-------- DATA EXTRACT --------

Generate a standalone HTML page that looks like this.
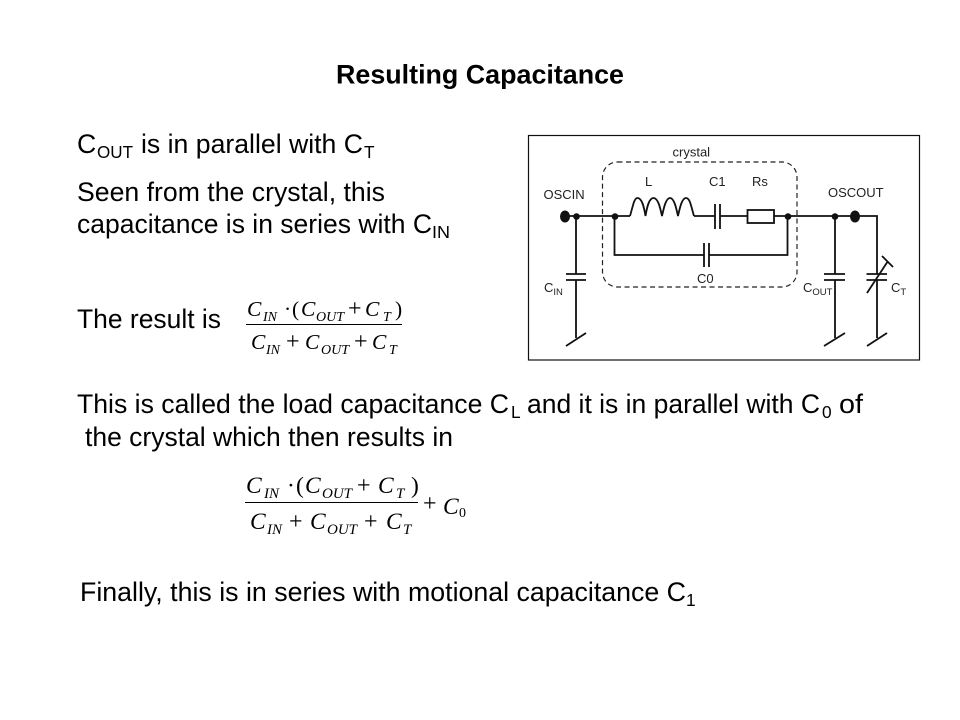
<!DOCTYPE html>
<html><head><meta charset="utf-8"><style>
html,body{margin:0;padding:0;background:#fff}
svg{display:block}
.t{font-family:"Liberation Sans",sans-serif;font-size:26.6px;fill:#000}
.s{font-size:17.3px}
.d{font-family:"Liberation Sans",sans-serif;font-size:13px;fill:#222}
.ds{font-size:9.5px}
.f{font-family:"Liberation Serif",serif;font-style:italic;fill:#000}
.n{font-style:normal}
.a{font-size:21.5px}.b{font-size:14px}
.c{font-size:23.5px}.e{font-size:15px}
.p{font-size:24px}
.w{fill:none;stroke:#111;stroke-width:1.8}
</style></head><body>
<svg width="960" height="720" viewBox="0 0 960 720" xmlns="http://www.w3.org/2000/svg">
<rect width="960" height="720" fill="#fff"/>
<text class="t" x="336" y="83.5" font-weight="bold" textLength="288" lengthAdjust="spacingAndGlyphs">Resulting Capacitance</text>

<text class="t" x="77" y="153">C</text>
<text class="t s" x="97" y="158" textLength="36" lengthAdjust="spacingAndGlyphs">OUT</text>
<text class="t" x="141" y="153" textLength="222" lengthAdjust="spacingAndGlyphs">is in parallel with C</text>
<text class="t s" x="364" y="158">T</text>

<text class="t" x="77" y="201" textLength="308" lengthAdjust="spacingAndGlyphs">Seen from the crystal, this</text>
<text class="t" x="77" y="233" textLength="355" lengthAdjust="spacingAndGlyphs">capacitance is in series with C</text>
<text class="t s" x="432" y="238" textLength="18" lengthAdjust="spacingAndGlyphs">IN</text>

<text class="t" x="77" y="328" textLength="144" lengthAdjust="spacingAndGlyphs">The result is</text>

<text class="t" x="77" y="413" textLength="432" lengthAdjust="spacingAndGlyphs">This is called the load capacitance C</text>
<text class="t s" x="511" y="418">L</text>
<text class="t" x="527" y="413" textLength="293" lengthAdjust="spacingAndGlyphs">and it is in parallel with C</text>
<text class="t s" x="822" y="418">0</text>
<text class="t" x="839" y="413" textLength="24" lengthAdjust="spacingAndGlyphs">of</text>

<text class="t" x="85" y="446" textLength="368" lengthAdjust="spacingAndGlyphs">the crystal which then results in</text>

<text class="t" x="80" y="601" textLength="606" lengthAdjust="spacingAndGlyphs">Finally, this is in series with motional capacitance C</text>
<text class="t s" x="686" y="606">1</text>

<!-- formula 1 -->
<g class="f">
<text class="a" x="247" y="316">C</text><text class="b" x="263" y="321">IN</text><text class="a n" x="284" y="316">·</text><text class="a n" x="292" y="316">(</text><text class="a" x="301" y="316">C</text><text class="b" x="316" y="321">OUT</text><text class="p n" x="348" y="316">+</text><text class="a" x="365" y="316">C</text><text class="b" x="383" y="321">T</text><text class="a n" x="395" y="316">)</text>
<text class="a" x="251" y="349">C</text><text class="b" x="266" y="354">IN</text><text class="p n" x="286" y="349">+</text><text class="a" x="305" y="349">C</text><text class="b" x="321" y="354">OUT</text><text class="p n" x="354" y="349">+</text><text class="a" x="372" y="349">C</text><text class="b" x="389" y="354">T</text>
</g>
<line x1="246" y1="324.5" x2="402" y2="324.5" stroke="#000" stroke-width="1"/>

<!-- formula 2 -->
<g class="f">
<text class="c" x="246" y="493">C</text><text class="e" x="264" y="498">IN</text><text class="c n" x="287" y="493">·</text><text class="c n" x="296" y="493">(</text><text class="c" x="305" y="493">C</text><text class="e" x="322" y="498">OUT</text><text class="p n" x="357" y="493">+</text><text class="c" x="378" y="493">C</text><text class="e" x="396" y="498">T</text><text class="c n" x="411" y="493">)</text>
<text class="c" x="250" y="529">C</text><text class="e" x="267" y="534">IN</text><text class="p n" x="289" y="529">+</text><text class="c" x="310" y="529">C</text><text class="e" x="327" y="534">OUT</text><text class="p n" x="364" y="529">+</text><text class="c" x="386" y="529">C</text><text class="e" x="403" y="534">T</text>
<text class="p n" x="423" y="511">+</text><text class="c" x="443" y="514">C</text><text class="b n" x="459" y="517">0</text>
</g>
<line x1="245" y1="502.5" x2="418" y2="502.5" stroke="#000" stroke-width="1"/>

<!-- circuit -->
<rect x="528.5" y="135.5" width="391" height="224.5" fill="#fff" stroke="#111" stroke-width="1.2"/>
<rect x="602.5" y="162" width="194.5" height="125" rx="15" ry="15" fill="none" stroke="#222" stroke-width="1.2" stroke-dasharray="5 3.5"/>
<path class="w" d="M565 216H630M694 216H715M720 216H747M774 216H877V262"/>
<path class="w" d="M630 216C633 206 634 198 637.5 198C642 198 644 207 645.5 216C647 207 649 198 653.5 198C658 198 660 207 662 216C664 207 666 198 670 198C674 198 676 207 678 216C680 207 682 198 686 198C690 198 691 206 694 216" stroke-width="2.2"/>
<path class="w" d="M715 204V229M720 204V229" stroke-width="2.2"/>
<rect x="747.5" y="210" width="26.5" height="13" fill="#fff" stroke="#111" stroke-width="1.8"/>
<path class="w" d="M614.5 216V255H704M709 255H787.5V216"/>
<path class="w" d="M704 243V267M709 243V267" stroke-width="2.2"/>
<path class="w" d="M576 216V274M576 280V338"/>
<path class="w" d="M566 274H586M566 280H586" stroke-width="2.2"/>
<path class="w" d="M566 346L586 333"/>
<path class="w" d="M835 216V274M835 280V338"/>
<path class="w" d="M824 274H845M824 280H845" stroke-width="2.2"/>
<path class="w" d="M824 346L845 333"/>
<path class="w" d="M877 262V274M877 280V338"/>
<path class="w" d="M866.5 274H887M866.5 280H887" stroke-width="2.2"/>
<path class="w" d="M867 346L887 333"/>
<path class="w" d="M867 293L888 261M882 256L893 267"/>
<ellipse cx="565" cy="216.5" rx="5" ry="6" fill="#111"/>
<circle cx="576.5" cy="216.5" r="3.3" fill="#111"/>
<circle cx="615" cy="216.5" r="3.3" fill="#111"/>
<circle cx="788" cy="216.5" r="3.3" fill="#111"/>
<circle cx="835" cy="216.5" r="3.3" fill="#111"/>
<ellipse cx="855" cy="216.5" rx="5" ry="6" fill="#111"/>
<text class="d" x="672.5" y="156.5">crystal</text>
<text class="d" x="543.5" y="199">OSCIN</text>
<text class="d" x="645" y="186">L</text>
<text class="d" x="709" y="186">C1</text>
<text class="d" x="752" y="186">Rs</text>
<text class="d" x="828" y="197">OSCOUT</text>
<text class="d" x="697" y="283">C0</text>
<text class="d" x="544" y="292">C<tspan class="ds" dy="3">IN</tspan></text>
<text class="d" x="803" y="292">C<tspan class="ds" dy="3">OUT</tspan></text>
<text class="d" x="891" y="292">C<tspan class="ds" dy="3">T</tspan></text>
</svg>
</body></html>
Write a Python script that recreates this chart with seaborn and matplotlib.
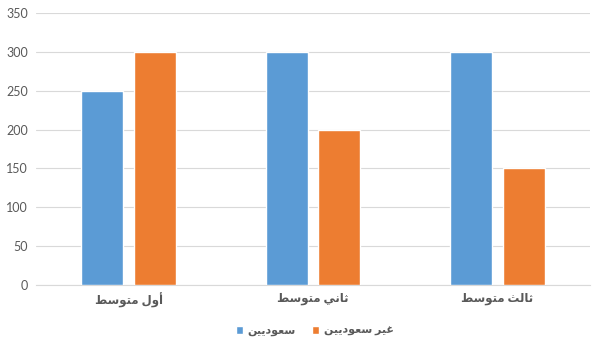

--------

» **EXERCISE AIM**
Each record above should come back exactly the same, only without its pictures.

» **COMPLETED TASK**
Generate a standalone HTML page that looks like this.
<!DOCTYPE html>
<html><head><meta charset="utf-8"><style>
html,body{margin:0;padding:0;background:#fff}
svg{display:block}
.t{font-family:"Liberation Sans",sans-serif;font-size:26.6px;fill:#000}
.s{font-size:17.3px}
.d{font-family:"Liberation Sans",sans-serif;font-size:13px;fill:#222}
.ds{font-size:9.5px}
.f{font-family:"Liberation Serif",serif;font-style:italic;fill:#000}
.n{font-style:normal}
.a{font-size:21.5px}.b{font-size:14px}
.c{font-size:23.5px}.e{font-size:15px}
.p{font-size:24px}
.w{fill:none;stroke:#111;stroke-width:1.8}
</style></head><body>
<svg width="960" height="720" viewBox="0 0 960 720" xmlns="http://www.w3.org/2000/svg">
<rect width="960" height="720" fill="#fff"/>
<text class="t" x="336" y="83.5" font-weight="bold" textLength="288" lengthAdjust="spacingAndGlyphs">Resulting Capacitance</text>

<text class="t" x="77" y="153">C</text>
<text class="t s" x="97" y="158" textLength="36" lengthAdjust="spacingAndGlyphs">OUT</text>
<text class="t" x="141" y="153" textLength="222" lengthAdjust="spacingAndGlyphs">is in parallel with C</text>
<text class="t s" x="364" y="158">T</text>

<text class="t" x="77" y="201" textLength="308" lengthAdjust="spacingAndGlyphs">Seen from the crystal, this</text>
<text class="t" x="77" y="233" textLength="355" lengthAdjust="spacingAndGlyphs">capacitance is in series with C</text>
<text class="t s" x="432" y="238" textLength="18" lengthAdjust="spacingAndGlyphs">IN</text>

<text class="t" x="77" y="328" textLength="144" lengthAdjust="spacingAndGlyphs">The result is</text>

<text class="t" x="77" y="413" textLength="432" lengthAdjust="spacingAndGlyphs">This is called the load capacitance C</text>
<text class="t s" x="511" y="418">L</text>
<text class="t" x="527" y="413" textLength="293" lengthAdjust="spacingAndGlyphs">and it is in parallel with C</text>
<text class="t s" x="822" y="418">0</text>
<text class="t" x="839" y="413" textLength="24" lengthAdjust="spacingAndGlyphs">of</text>

<text class="t" x="85" y="446" textLength="368" lengthAdjust="spacingAndGlyphs">the crystal which then results in</text>

<text class="t" x="80" y="601" textLength="606" lengthAdjust="spacingAndGlyphs">Finally, this is in series with motional capacitance C</text>
<text class="t s" x="686" y="606">1</text>

<!-- formula 1 -->
<g class="f">
<text class="a" x="247" y="316">C</text><text class="b" x="263" y="321">IN</text><text class="a n" x="284" y="316">·</text><text class="a n" x="292" y="316">(</text><text class="a" x="301" y="316">C</text><text class="b" x="316" y="321">OUT</text><text class="p n" x="348" y="316">+</text><text class="a" x="365" y="316">C</text><text class="b" x="383" y="321">T</text><text class="a n" x="395" y="316">)</text>
<text class="a" x="251" y="349">C</text><text class="b" x="266" y="354">IN</text><text class="p n" x="286" y="349">+</text><text class="a" x="305" y="349">C</text><text class="b" x="321" y="354">OUT</text><text class="p n" x="354" y="349">+</text><text class="a" x="372" y="349">C</text><text class="b" x="389" y="354">T</text>
</g>
<line x1="246" y1="324.5" x2="402" y2="324.5" stroke="#000" stroke-width="1"/>

<!-- formula 2 -->
<g class="f">
<text class="c" x="246" y="493">C</text><text class="e" x="264" y="498">IN</text><text class="c n" x="287" y="493">·</text><text class="c n" x="296" y="493">(</text><text class="c" x="305" y="493">C</text><text class="e" x="322" y="498">OUT</text><text class="p n" x="357" y="493">+</text><text class="c" x="378" y="493">C</text><text class="e" x="396" y="498">T</text><text class="c n" x="411" y="493">)</text>
<text class="c" x="250" y="529">C</text><text class="e" x="267" y="534">IN</text><text class="p n" x="289" y="529">+</text><text class="c" x="310" y="529">C</text><text class="e" x="327" y="534">OUT</text><text class="p n" x="364" y="529">+</text><text class="c" x="386" y="529">C</text><text class="e" x="403" y="534">T</text>
<text class="p n" x="423" y="511">+</text><text class="c" x="443" y="514">C</text><text class="b n" x="459" y="517">0</text>
</g>
<line x1="245" y1="502.5" x2="418" y2="502.5" stroke="#000" stroke-width="1"/>

<!-- circuit -->
<rect x="528.5" y="135.5" width="391" height="224.5" fill="#fff" stroke="#111" stroke-width="1.2"/>
<rect x="602.5" y="162" width="194.5" height="125" rx="15" ry="15" fill="none" stroke="#222" stroke-width="1.2" stroke-dasharray="5 3.5"/>
<path class="w" d="M565 216H630M694 216H715M720 216H747M774 216H877V262"/>
<path class="w" d="M630 216C633 206 634 198 637.5 198C642 198 644 207 645.5 216C647 207 649 198 653.5 198C658 198 660 207 662 216C664 207 666 198 670 198C674 198 676 207 678 216C680 207 682 198 686 198C690 198 691 206 694 216" stroke-width="2.2"/>
<path class="w" d="M715 204V229M720 204V229" stroke-width="2.2"/>
<rect x="747.5" y="210" width="26.5" height="13" fill="#fff" stroke="#111" stroke-width="1.8"/>
<path class="w" d="M614.5 216V255H704M709 255H787.5V216"/>
<path class="w" d="M704 243V267M709 243V267" stroke-width="2.2"/>
<path class="w" d="M576 216V274M576 280V338"/>
<path class="w" d="M566 274H586M566 280H586" stroke-width="2.2"/>
<path class="w" d="M566 346L586 333"/>
<path class="w" d="M835 216V274M835 280V338"/>
<path class="w" d="M824 274H845M824 280H845" stroke-width="2.2"/>
<path class="w" d="M824 346L845 333"/>
<path class="w" d="M877 262V274M877 280V338"/>
<path class="w" d="M866.5 274H887M866.5 280H887" stroke-width="2.2"/>
<path class="w" d="M867 346L887 333"/>
<path class="w" d="M867 293L888 261M882 256L893 267"/>
<ellipse cx="565" cy="216.5" rx="5" ry="6" fill="#111"/>
<circle cx="576.5" cy="216.5" r="3.3" fill="#111"/>
<circle cx="615" cy="216.5" r="3.3" fill="#111"/>
<circle cx="788" cy="216.5" r="3.3" fill="#111"/>
<circle cx="835" cy="216.5" r="3.3" fill="#111"/>
<ellipse cx="855" cy="216.5" rx="5" ry="6" fill="#111"/>
<text class="d" x="672.5" y="156.5">crystal</text>
<text class="d" x="543.5" y="199">OSCIN</text>
<text class="d" x="645" y="186">L</text>
<text class="d" x="709" y="186">C1</text>
<text class="d" x="752" y="186">Rs</text>
<text class="d" x="828" y="197">OSCOUT</text>
<text class="d" x="697" y="283">C0</text>
<text class="d" x="544" y="292">C<tspan class="ds" dy="3">IN</tspan></text>
<text class="d" x="803" y="292">C<tspan class="ds" dy="3">OUT</tspan></text>
<text class="d" x="891" y="292">C<tspan class="ds" dy="3">T</tspan></text>
</svg>
</body></html>
Write a Python script that recreates this chart with seaborn and matplotlib.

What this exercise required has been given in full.